February 11, 2013
In response to Obama’s imperial killing machines – his fleet of roaming drones – a gaggle of senators, led by the gun-grabber Dianne Feinstein, is poised to kill off Sir William Blackstone’s “palladium of English liberty,” the Sixth Amendment.
Feinstein has proposed “legislation to ensure that drone strikes are carried out in a manner consistent with our values, and the proposal to create an analogue of the Foreign Intelligence Surveillance Court to review the conduct of such strikes,” in other words a secret tribunal that will hand down kill orders for Americans the government believes are “suspected militants.”
Maine independent Senator Angus King imagined a scenario where Obama’s imperial courtiers would go behind the closed doors of a drone court and “in a confidential and top-secret way, make the case that this American citizen is an enemy combatant, and at least that would be … some check on the activities of the executive.”

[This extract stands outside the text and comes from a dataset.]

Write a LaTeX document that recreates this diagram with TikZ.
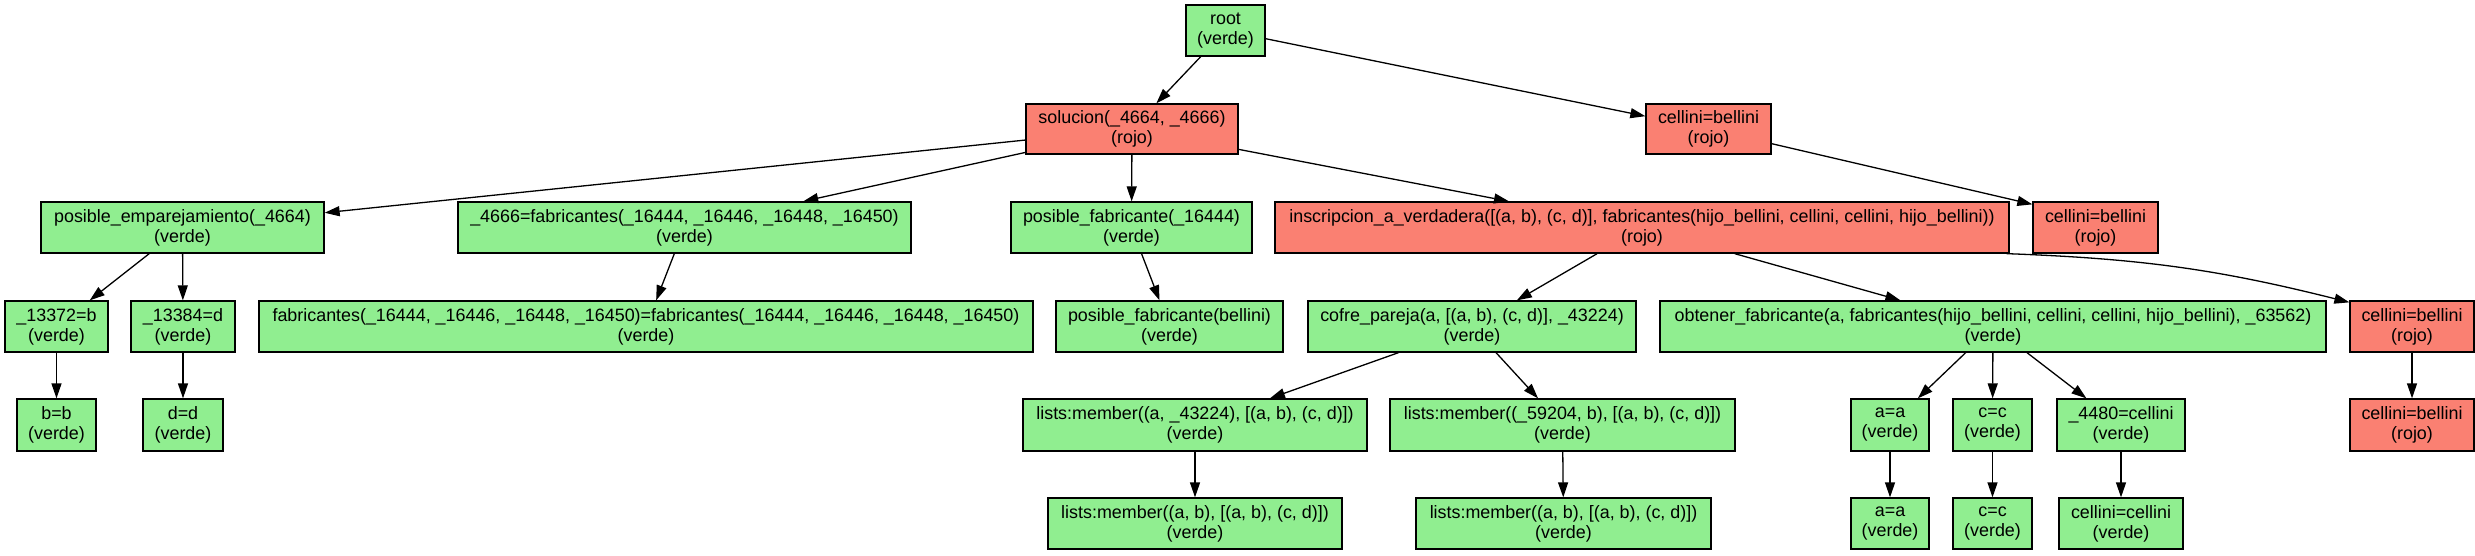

The Constitution spells out the right to trial by jury numerous times – in the Sixth Amendment, the Fifth Amendment, the Seventh Amendment and in the original Constitution in Article 3, Section 2. English common law and the Magna Carta of 1215 (Article 39) did away with trials by ordeal and by the 1600s the idea that juries served as a protection against the unrestrained power of kings was universally accepted. All 13 of the original states included in their constitutions the Right to Trial by Jury clauses. The Virginia Bill of Rights of 1788 held “ancient trial by jury” to be “one of the greatest securities to the rights of the people.”
“I consider [trial by jury] as the only anchor ever yet imagined by man, by which a government can be held to the principles of its constitution,” Thomas Jefferson wrote in a letter to Thomas Paine. “By a declaration of rights, I mean one which shall stipulate freedom of religion, freedom of the press, freedom of commerce against monopolies, trial by juries in all cases, no suspensions of the habeas corpus,” he told Alexander Donald in 1788. He wrote to James Madison the previous year that “trials by jury in all matters of fact triable by the laws of the land and not by the law of nations.”
The wisdom of Jefferson, Madison, and the founders is now dead – apparently irrevocably. On Friday, Senator King got the ball rolling when he sent a letter to Feinstein and Republican intelligence committee vice-chairman Saxby Chambliss asking that the Constitution be ignored and they work with him on legislation to create a secret and unanswerable court which could provide “judicial review” of proposals to target drone attacks against citizens of the United States.
Barry’s handlers consider the idea of a secret court issuing kill orders of Americans as a trade-off after Democrats and Republicans on the Senate and House Judiciary committees sent him letters requesting that their respective committees be given access to Justice Department documents justifying drone strikes. The administration tried to placate critics by allowing hand-picked members of congressional intelligence committees to examine documents the night before Brennan went before a confirmation hearing as Barry’s pick to lord over the CIA.
Reuters reported that the ACLU and civil libertarians “would … likely have problems with” the idea that the government can issue death warrants in secret. Geoffrey Robertson, a prominent British human rights lawyer, denounced the horrific concept of “execution without trial” and “international killing (which) … violates the right to life.”
In Congress, however, the concept of trial by jury, held sacred by our forefathers, is little more than a momentary bargaining chip to be traded in as the Constitution and the Bill of Rights continue to be trashed and more than 800 years of common law is systematically dismantled in deference to a forever war against a manufactured al-Qaeda continues.